Auf den globalen Fußball-Verbrüderungs-Effekt setzt auch die Politik, wenn sie gezielt Investoren ins Stadion holt, um bei Bier (ungeschickterweise Budweiser) und Toren den Standort Deutschland anzupreisen, oder zumindest persönliche Kontakte aufzubauen. Die Bundesregierung hat allein zum Spiel Italien-Deutschland rund 100 ausländische Investoren geladen.
Die meisten gesamtwirtschaftlichen Folgen der Weltmeisterschaft sind laut Neue Züricher Zeitung eher fragwürdig. Die Fußballfans aus aller Welt füllen zwar viele Hotels und Kneipen, vergraulen aber zugleich aber die Stammgäste und insbesondere gut betuchte Touristen, die in den anderen Jahren zum Bilden und Shoppen in die Städte wie Hamburg, Köln, Berlin und München reisen.
Der Mittelstand generell, so hat Microsoft in seinem Trendbarometer ermittelt, rechnet ebenfalls nur mit einer minimalen Geschäftsbelebung.

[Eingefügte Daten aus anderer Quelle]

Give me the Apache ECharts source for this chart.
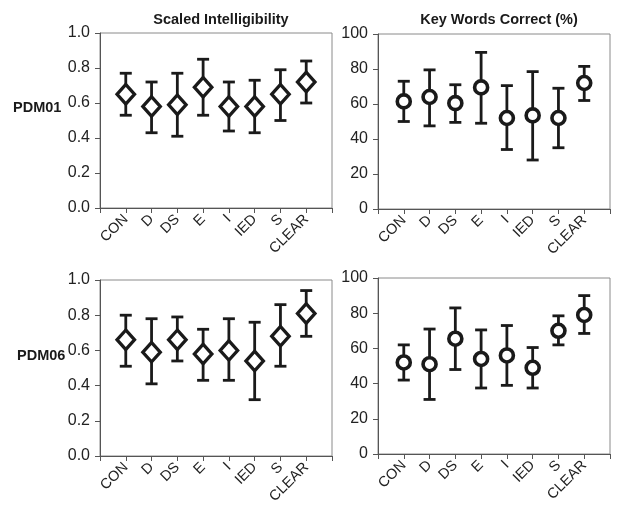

Im Übrigen geht auch die Börse von besonders ruhigen Wochen aus, was, so kritisiert ein Analyst von ABN Amro, „dem Markt Liquidität entzieht“. Generell gilt, so hat das Deutsche Institut für Wirtschaftsforschung (DIW) ermittelt, dass bislang noch keine Weltmeisterschaft dauerhafte wirtschaftliche Impulse geben konnte.
Das ändert allerdings nichts daran, dass die erfolgreiche deutsche Elf und das allgemeine Fußballfest eine optimistische Laune erzeugen, die es sich lohnt ins Wirtschaftsleben hinüberzuretten. Die Unternehmen mit Fernsehzimmer für ihre Mitarbeiter leisten hier wertvolle Motivationsarbeit.